A big part of this difference is in who settled where. Georgia was primarily British, and the Tennessee Highlands were primarily Scots Irish, and they brought very different attitudes to religion, government, and things like slavery.
I’ve never been interested in the Civil War, but the culture and history to either side of it have always been incredibly interesting. Not in a fetishistic way (my family didn’t even fight in the civil war, we didn’t own slaves, and so on), but just a “how in the fuck did this all happen, and why do things still seem so different, but not different” way.
And what I mean by “educated” is: access to books, travel, and being able to find people who might have a different worldview from you.

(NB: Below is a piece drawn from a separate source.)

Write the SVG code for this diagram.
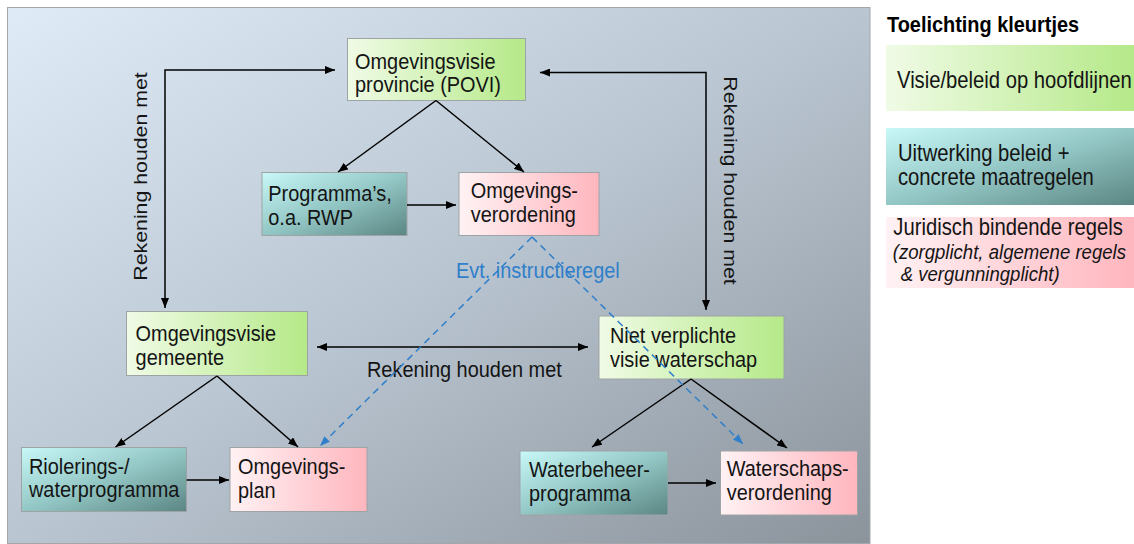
<svg xmlns="http://www.w3.org/2000/svg" width="1134" height="544" viewBox="0 0 1134 544">
<style>
.t{font-family:"Liberation Sans",Arial,sans-serif;font-size:22.5px;fill:#141414}
.lg{font-family:"Liberation Sans",Arial,sans-serif;font-size:23px;fill:#141414}
.it{font-family:"Liberation Sans",Arial,sans-serif;font-size:21px;font-style:italic;fill:#141414}
.ttl{font-family:"Liberation Sans",Arial,sans-serif;font-size:22.5px;font-weight:bold;fill:#000}
.rot{font-family:"Liberation Sans",Arial,sans-serif;font-size:21.3px;fill:#141414;text-anchor:middle}
.blue{font-family:"Liberation Sans",Arial,sans-serif;font-size:22.5px;fill:#2f7fca}
.box{stroke:#9ea4a6;stroke-width:1}
.green{fill:url(#gGreen)}
.teal{fill:url(#gTeal)}
.pink{fill:url(#gPink)}
.ln{fill:none;stroke:#000;stroke-width:1.5;marker-end:url(#ah)}
.dbl{fill:none;stroke:#000;stroke-width:1.5;marker-start:url(#ah);marker-end:url(#ah)}
.bl{fill:none;stroke:#2f7fca;stroke-width:1.5;stroke-dasharray:7 5;marker-end:url(#bh)}
</style>
<defs>
<linearGradient id="gBg" x1="0" y1="0" x2="1" y2="1">
<stop offset="0" stop-color="#dfebf7"/>
<stop offset="0.5" stop-color="#b9c5d1"/>
<stop offset="1" stop-color="#8b939b"/>
</linearGradient>
<linearGradient id="gGreen" x1="0" y1="0" x2="1" y2="0">
<stop offset="0" stop-color="#f0fbe6"/>
<stop offset="1" stop-color="#b5e988"/>
</linearGradient>
<linearGradient id="gTeal" x1="0" y1="0" x2="1" y2="1">
<stop offset="0" stop-color="#c8f8f8"/>
<stop offset="0.5" stop-color="#93c7c5"/>
<stop offset="1" stop-color="#5b8683"/>
</linearGradient>
<linearGradient id="gPink" x1="0" y1="0" x2="1" y2="0">
<stop offset="0" stop-color="#fff2f4"/>
<stop offset="1" stop-color="#ffb6be"/>
</linearGradient>
<marker id="ah" markerUnits="userSpaceOnUse" markerWidth="10" markerHeight="8" refX="10" refY="4" orient="auto-start-reverse">
<path d="M0,0 L10,4 L0,8 z" fill="#000"/>
</marker>
<marker id="bh" markerUnits="userSpaceOnUse" markerWidth="10" markerHeight="8" refX="10" refY="4" orient="auto">
<path d="M0,0 L10,4 L0,8 z" fill="#2f7fca"/>
</marker>
</defs>
<rect id="panel" x="7.5" y="7.5" width="862.5" height="536" fill="url(#gBg)" stroke="#a3a7ab" stroke-width="1"/>

<g id="povi">
<rect class="box green" x="347.5" y="38.5" width="178" height="62"/>
<text class="t" transform="matrix(0.885 0 0 1 355 68.5)"><tspan x="0" y="0">Omgevingsvisie</tspan><tspan x="0" y="24">provincie (POVI)</tspan></text>
</g>
<g id="programmas">
<rect class="box teal" x="262" y="172.5" width="145" height="63"/>
<text class="t" transform="matrix(0.885 0 0 1 268.3 200.5)"><tspan x="0" y="0">Programma’s,</tspan><tspan x="0" y="24.5">o.a. RWP</tspan></text>
</g>
<g id="omgevingsverordening">
<rect class="box pink" x="459" y="172.5" width="140" height="63"/>
<text class="t" transform="matrix(0.885 0 0 1 470.7 197.5)"><tspan x="0" y="0">Omgevings-</tspan><tspan x="0" y="25">verordening</tspan></text>
</g>
<g id="visie-gemeente">
<rect class="box green" x="126.5" y="311.5" width="181" height="64"/>
<text class="t" transform="matrix(0.885 0 0 1 135.6 341)"><tspan x="0" y="0">Omgevingsvisie</tspan><tspan x="0" y="24">gemeente</tspan></text>
</g>
<g id="visie-waterschap">
<rect class="box green" x="599" y="316" width="185" height="63"/>
<text class="t" transform="matrix(0.885 0 0 1 610 343.3)"><tspan x="0" y="0">Niet verplichte</tspan><tspan x="0" y="23.7">visie waterschap</tspan></text>
</g>
<g id="riolering">
<rect class="box teal" x="21.5" y="447.5" width="165" height="64"/>
<text class="t" transform="matrix(0.885 0 0 1 29 473.5)"><tspan x="0" y="0">Riolerings-/</tspan><tspan x="0" y="24">waterprogramma</tspan></text>
</g>
<g id="omgevingsplan">
<rect class="box pink" x="230" y="447.5" width="137" height="64"/>
<text class="t" transform="matrix(0.885 0 0 1 238 474)"><tspan x="0" y="0">Omgevings-</tspan><tspan x="0" y="24">plan</tspan></text>
</g>
<g id="waterbeheer">
<rect class="box teal" x="520" y="451" width="148" height="64"/>
<text class="t" transform="matrix(0.885 0 0 1 529 477)"><tspan x="0" y="0">Waterbeheer-</tspan><tspan x="0" y="24">programma</tspan></text>
</g>
<g id="waterschapsverordening">
<rect class="box pink" x="720.5" y="451" width="137" height="64"/>
<text class="t" transform="matrix(0.885 0 0 1 726.7 476)"><tspan x="0" y="0">Waterschaps-</tspan><tspan x="0" y="24">verordening</tspan></text>
</g>

<g id="connectors">
<path class="dbl" d="M165,308 V70 H335"/>
<path class="dbl" d="M540,72.5 H706 V310"/>
<path class="ln" d="M436,100.5 L338,172"/>
<path class="ln" d="M436,100.5 L524,172"/>
<path class="ln" d="M407,205 L456,205"/>
<path class="dbl" d="M317,347 H588"/>
<path class="ln" d="M217,376 L115.5,447"/>
<path class="ln" d="M217,376 L298,447"/>
<path class="ln" d="M186.5,480 L229,480"/>
<path class="ln" d="M691,379 L592,447"/>
<path class="ln" d="M691,379 L787,448"/>
<path class="ln" d="M668,483 L716,483"/>
<text class="rot" transform="translate(147 176.5) scale(0.87 1) rotate(-90)">Rekening houden met</text>
<text class="rot" transform="translate(724 180.5) scale(0.87 1) rotate(90)">Rekening houden met</text>
<text class="t" transform="matrix(0.885 0 0 1 367 376.5)">Rekening houden met</text>
<text class="blue" transform="matrix(0.885 0 0 1 456 278.3)">Evt. instructieregel</text>
<path class="bl" d="M532,237 L320,446"/>
<path class="bl" d="M532,237 L743,444"/>
</g>

<g id="legend">
<text class="ttl" transform="matrix(0.885 0 0 1 887 31.5)">Toelichting kleurtjes</text>
<rect class="green" x="886" y="45" width="248" height="66"/>
<text class="lg" transform="matrix(0.88 0 0 1 897 87.5)">Visie/beleid op hoofdlijnen</text>
<rect class="teal" x="886" y="128" width="248" height="77"/>
<text class="lg" transform="matrix(0.88 0 0 1 898 160.5)"><tspan x="0" y="0">Uitwerking beleid +</tspan><tspan x="0" y="24.5">concrete maatregelen</tspan></text>
<rect class="pink" x="886" y="217" width="248" height="71"/>
<text class="lg" transform="matrix(0.88 0 0 1 893.3 235)">Juridisch bindende regels</text>
<text class="it" transform="matrix(0.885 0 0 1 892.7 259)"><tspan x="0" y="0">(zorgplicht, algemene regels</tspan><tspan x="9" y="22">&amp; vergunningplicht)</tspan></text>
</g>
</svg>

A small, poor landowner in that time just wouldn’t have the expanded context a wealthier, wider-traveled, more educated slave owner would have. Seriously, fuck those guys, specifically.
Could a poor farmer with a myopic worldview break social conditioning? Yeah, of course he could. But, as I’ve said before, I’m still not going to hold him even to the standard of a guy in Tennessee in the same time period. It’s incredibly difficult, even today, to grow up into something you weren’t raised to be.